Herald Square donc. Je déjeune, je lis, je jongle, je ferme les yeux et je ronronne, lézardant sous l'astre brûlant.
Une sorte de brute épaisse, assez effrayante dans son genre, arrose et arrange délicatement les jardinières, les tulipes et les autres fleurs que mon inculture m'empêche de nommer.

Dans l'ascenseur pour remonter au dix-huitième étage, les télés sont allumées en continu, le monde tourne par images et textes saccadés, dans ce petit rectangle suspendu entre le sol et le ciel new-yorkais.
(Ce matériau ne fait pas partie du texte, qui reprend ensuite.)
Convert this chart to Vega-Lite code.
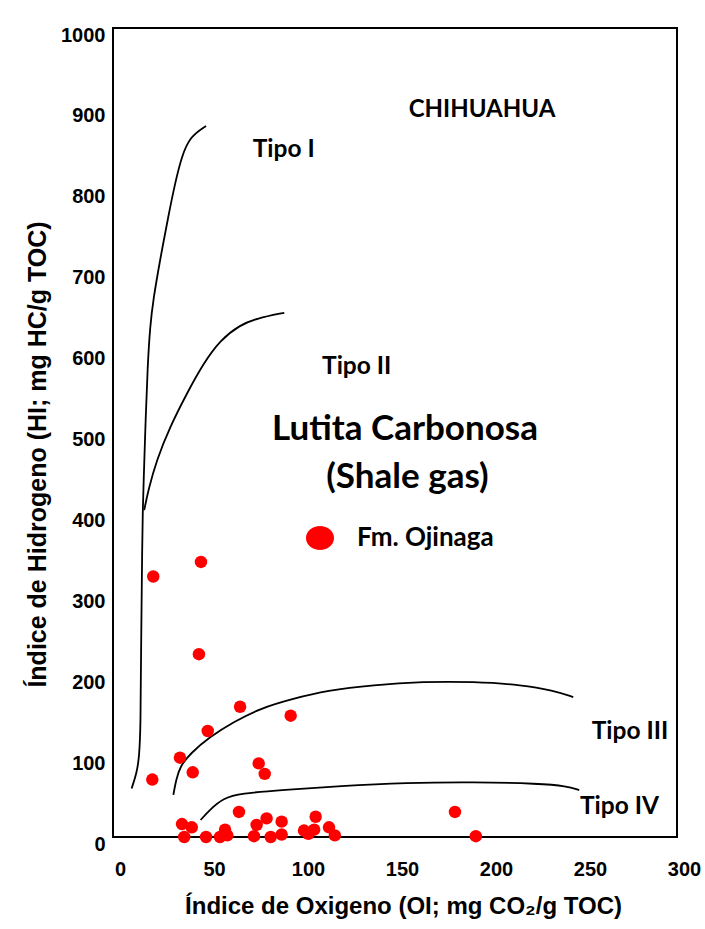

L'occasion de se rendre compte que la Terre continue de vibrer. C'est toujours la crise, ce sont les blocages, ce sont les fusillades, c'est la "politique". Ce sont les pirates des temps modernes bien moins sexys qu'il y a quelques siècles.
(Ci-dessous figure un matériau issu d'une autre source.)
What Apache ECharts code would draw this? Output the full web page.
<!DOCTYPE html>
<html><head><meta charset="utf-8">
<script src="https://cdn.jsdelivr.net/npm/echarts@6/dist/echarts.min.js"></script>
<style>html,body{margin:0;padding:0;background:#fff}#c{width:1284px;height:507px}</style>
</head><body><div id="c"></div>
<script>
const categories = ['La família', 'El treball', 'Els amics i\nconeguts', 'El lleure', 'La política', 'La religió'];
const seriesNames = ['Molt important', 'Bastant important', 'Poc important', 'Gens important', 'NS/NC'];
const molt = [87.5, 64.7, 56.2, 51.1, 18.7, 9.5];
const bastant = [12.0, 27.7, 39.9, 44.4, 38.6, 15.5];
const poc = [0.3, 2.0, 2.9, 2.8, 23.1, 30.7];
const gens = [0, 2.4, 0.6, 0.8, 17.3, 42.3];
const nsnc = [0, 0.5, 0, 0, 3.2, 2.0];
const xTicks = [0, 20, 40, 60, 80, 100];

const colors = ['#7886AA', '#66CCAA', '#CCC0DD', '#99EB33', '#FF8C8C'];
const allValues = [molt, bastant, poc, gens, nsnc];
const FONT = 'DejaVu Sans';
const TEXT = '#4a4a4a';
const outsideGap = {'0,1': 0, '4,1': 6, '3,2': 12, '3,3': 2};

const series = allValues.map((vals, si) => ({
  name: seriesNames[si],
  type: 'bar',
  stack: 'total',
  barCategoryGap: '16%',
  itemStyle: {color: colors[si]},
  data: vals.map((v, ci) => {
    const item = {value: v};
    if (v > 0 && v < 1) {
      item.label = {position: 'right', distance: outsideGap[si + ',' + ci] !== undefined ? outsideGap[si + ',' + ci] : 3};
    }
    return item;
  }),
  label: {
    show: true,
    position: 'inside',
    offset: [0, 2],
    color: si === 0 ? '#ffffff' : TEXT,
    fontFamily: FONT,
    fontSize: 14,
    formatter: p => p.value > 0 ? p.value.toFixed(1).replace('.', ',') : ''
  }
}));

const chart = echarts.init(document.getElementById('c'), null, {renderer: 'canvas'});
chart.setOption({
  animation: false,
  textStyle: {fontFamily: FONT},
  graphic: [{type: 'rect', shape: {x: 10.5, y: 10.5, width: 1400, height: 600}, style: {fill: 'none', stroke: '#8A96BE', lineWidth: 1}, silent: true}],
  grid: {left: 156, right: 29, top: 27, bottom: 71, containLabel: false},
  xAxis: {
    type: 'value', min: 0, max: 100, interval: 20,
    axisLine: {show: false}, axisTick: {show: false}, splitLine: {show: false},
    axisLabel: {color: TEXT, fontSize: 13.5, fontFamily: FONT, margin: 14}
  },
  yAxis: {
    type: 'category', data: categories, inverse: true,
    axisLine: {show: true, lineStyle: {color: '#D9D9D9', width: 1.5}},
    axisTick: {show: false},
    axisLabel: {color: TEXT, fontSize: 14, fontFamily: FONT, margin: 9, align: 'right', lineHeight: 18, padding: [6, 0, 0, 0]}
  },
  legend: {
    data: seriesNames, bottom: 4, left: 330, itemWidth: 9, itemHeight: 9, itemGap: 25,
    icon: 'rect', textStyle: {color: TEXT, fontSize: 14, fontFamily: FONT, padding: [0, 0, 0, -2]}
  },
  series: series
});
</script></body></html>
Les Français quant à eux sont partout, il ne se passe pas un jour sans que j'en croise, où que je me trouve dans la grosse pomme. V. vous en parlerait mieux que moi. Du genre "grosse ou enceinte ?"

Je lève les yeux, les arbres sont en fleurs, l'air est doux, je hume, l'Empire State dépasse au-dessus des branches, colorées de nouveau.
Sur l'escalier de secours juste derrière la fenêtre de ma chambre, le même bel oiseau me salue tous les matins depuis quelques jours. Les jardins de l'East Village bruissent de mille bruits invisibles, ils sentent bon.
Je les double pour rejoindre la Tompkins Branch de la New York Public Library, à deux pas de chez moi. Installé au frais, sur une table basse de la section enfants, je bosse péniblement le court mémoire que je dois rendre dans quinze jours, et qui ne m'inspire pas outre mesure, bien qu'intéressant au demeurant. Le calme des lieux est régénérant, troublé çà et là par la joie printanière des quelques marmots du coin. Je replonge en enfance, les souvenirs affluent, ceux du mercredi après-midi lorsque j'écumais la bibliothèque municipale près de chez moi.
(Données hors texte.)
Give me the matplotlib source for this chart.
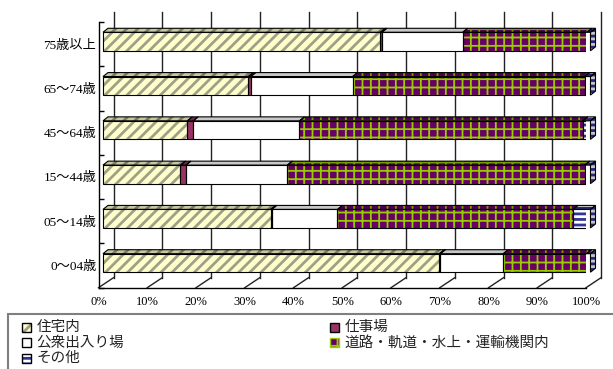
import numpy as np
import matplotlib
matplotlib.use('Agg')
import matplotlib.pyplot as plt
from matplotlib.patches import Polygon, Rectangle

plt.rcParams['font.family'] = ['Liberation Serif', 'Noto Sans CJK JP']

# 年齢階級（下から上）
ages = ['0～04歳', '05～14歳', '15～44歳', '45～64歳', '65～74歳', '75歳以上']
places = ['住宅内', '仕事場', '公衆出入り場', '道路・軌道・水上・運輸機関内', 'その他']

# 発生場所別の割合 (%)
jutaku = [69.0, 34.4, 15.9, 17.3, 29.8, 56.9]
shigoto = [0.2, 0.2, 1.1, 1.2, 0.5, 0.3]
koshu = [12.9, 13.5, 20.8, 21.8, 20.9, 16.6]
doro = [17.1, 48.3, 61.0, 58.1, 47.6, 25.5]
sonota = [0.8, 3.6, 1.2, 1.6, 1.2, 0.7]

series = [jutaku, shigoto, koshu, doro, sonota]
# (塗り色, ハッチ, ハッチ色, ハッチ線幅)
styles = [
    ('#FFFFCC', '///', '#A0A088', 2.0),
    ('#993366', None, '#993366', 1.0),
    ('#FFFFFF', None, '#FFFFFF', 1.0),
    ('#660066', '++', '#99CC00', 1.3),
    ('#FFFFFF', '---', '#333399', 2.0),
]

# 奥行き（データ単位）
DX, DY = 3.08, 0.226       # 壁の奥行き
BX, BY = 0.92, 0.059       # 棒の前面位置
BDX, BDY = 1.03, 0.09      # 棒の奥行き
H = 0.418

fig = plt.figure(figsize=(6.13, 3.69), dpi=100)
ax = fig.add_axes([98.5 / 613, (369 - 287.7) / 369, 487.5 / 613, 265.7 / 369])
ax.set_facecolor('none')
ax.set_xlim(0, 100)
ax.set_ylim(-0.5, 5.5)

ticks = np.arange(0, 101, 10)
# 奥の壁の目盛線と床の斜線
for t in ticks:
    ax.plot([t + DX, t + DX], [-0.5 + DY, 5.5 + DY], color='#222222', lw=1, clip_on=False, zorder=1)
    ax.plot([t, t + DX], [-0.5, -0.5 + DY], color='#222222', lw=1, clip_on=False, zorder=1)

y = np.arange(len(ages))
left = np.zeros(len(ages))
for vals, (fc, hatch, hc, hlw) in zip(series, styles):
    vals = np.array(vals)
    with plt.rc_context({'hatch.linewidth': hlw}):
        ax.barh(y + BY, vals, left=left + BX, height=H, color=fc, edgecolor=hc,
                hatch=hatch, linewidth=0, zorder=3)
        for yi, l, w in zip(y, left, vals):
            top = yi + BY + H / 2
            pts = [(l + BX, top), (l + w + BX, top), (l + w + BX + BDX, top + BDY), (l + BX + BDX, top + BDY)]
            ax.add_patch(Polygon(pts, facecolor=fc, edgecolor=hc, hatch=hatch, lw=0, zorder=3, clip_on=False))
            ax.add_patch(Polygon(pts, facecolor='black', alpha=0.22, lw=0, zorder=3, clip_on=False))
            ax.add_patch(Polygon(pts, fill=False, edgecolor='black', lw=0.8, zorder=4, clip_on=False))
    ax.barh(y + BY, vals, left=left + BX, height=H, fill=False,
            edgecolor='black', linewidth=0.8, zorder=4)
    left = left + vals

# 右端の側面
fc, hatch, hc, hlw = styles[-1]
with plt.rc_context({'hatch.linewidth': hlw}):
    for yi, r in zip(y, left):
        bot, top = yi + BY - H / 2, yi + BY + H / 2
        pts = [(r + BX, bot), (r + BX, top), (r + BX + BDX, top + BDY), (r + BX + BDX, bot + BDY)]
        ax.add_patch(Polygon(pts, facecolor=fc, edgecolor=hc, hatch=hatch, lw=0, zorder=3, clip_on=False))
        ax.add_patch(Polygon(pts, facecolor='black', alpha=0.22, lw=0, zorder=3, clip_on=False))
        ax.add_patch(Polygon(pts, fill=False, edgecolor='black', lw=0.8, zorder=4, clip_on=False))

for s in ['top', 'right']:
    ax.spines[s].set_visible(False)
for s in ['left', 'bottom']:
    ax.spines[s].set_color('black')
    ax.spines[s].set_linewidth(1)
    ax.spines[s].set_zorder(2)

ax.set_yticks(y, ages, fontsize=9.5)
ax.set_yticks(np.arange(-0.5, 6, 1), minor=True)
ax.tick_params(axis='y', which='major', length=0, pad=1.5)
ax.tick_params(axis='y', which='minor', direction='in', length=3.6, width=1)
ax.set_xticks(ticks, [f'{t}%' for t in ticks], fontsize=9)
ax.tick_params(axis='x', length=0, pad=6)

# 凡例
lax = fig.add_axes([0, 0, 1, 1], zorder=-1)
lax.set_xlim(0, 613)
lax.set_ylim(369, 0)
lax.axis('off')
lax.add_patch(Rectangle((8.3, 314.3), 620, 80, facecolor='white', edgecolor='#7F7F7F', lw=1.5))
slots = [(22, 327), (330, 327), (22, 342.5), (330, 342.5), (22, 358)]
for name, (fc, hatch, hc, hlw), (lx, ly) in zip(places, styles, slots):
    ec = '#99CC00' if hatch == '++' else 'black'
    with plt.rc_context({'hatch.linewidth': hlw}):
        lax.add_patch(Rectangle((lx, ly - 4.5), 9, 9, facecolor=fc, edgecolor=hc, hatch=hatch, lw=0))
    lax.add_patch(Rectangle((lx, ly - 4.5), 9, 9, fill=False, edgecolor=ec, lw=1))
    lax.text(lx + 14.5, ly, name, fontsize=10.5, family='Noto Sans CJK JP',
             color='#222222', va='center', ha='left')

fig.savefig('out.png', dpi=100)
Toutes ces années après, c'est touché et pas peu fier que j'apprends figurer dans la sélection internétique mensuelle de Sensitif, le gratuit gay parisien. Page 6.

Tout reste très incertain : et si je changeais d'appart ? Si je descendais bientôt dans le Sud de la France ? Si je m'y mettais une bonne fois pour toutes ? Si nous ressassions tous moins ?
Finalement les bourgeons qui reviennent, c'est le même cycle que pour le reste - rien de très nouveau sous le soleil, aussi agréable soit-il.

Je suis descendu en fin de semaine à Tribeca récupérer les badges pour le festival. Descente ponctuée d’un Johnny Rockets très Midwest, à deux pas de Washington Square. Je croque dans le burger dégoulinant de gras, assis sur un banc au soleil, toujours lui.
Une jeune fille aux traits fins et coiffée d'un béret pleure. Le parc est empli d'une foule hétéroclite, étudiants, enfants, personnes âgées... Personne ne la remarque. J’ai envie de lui dire de sécher ses larmes, de baigner son visage de lumière.
Mais je sais que parfois le soleil ne suffit pas.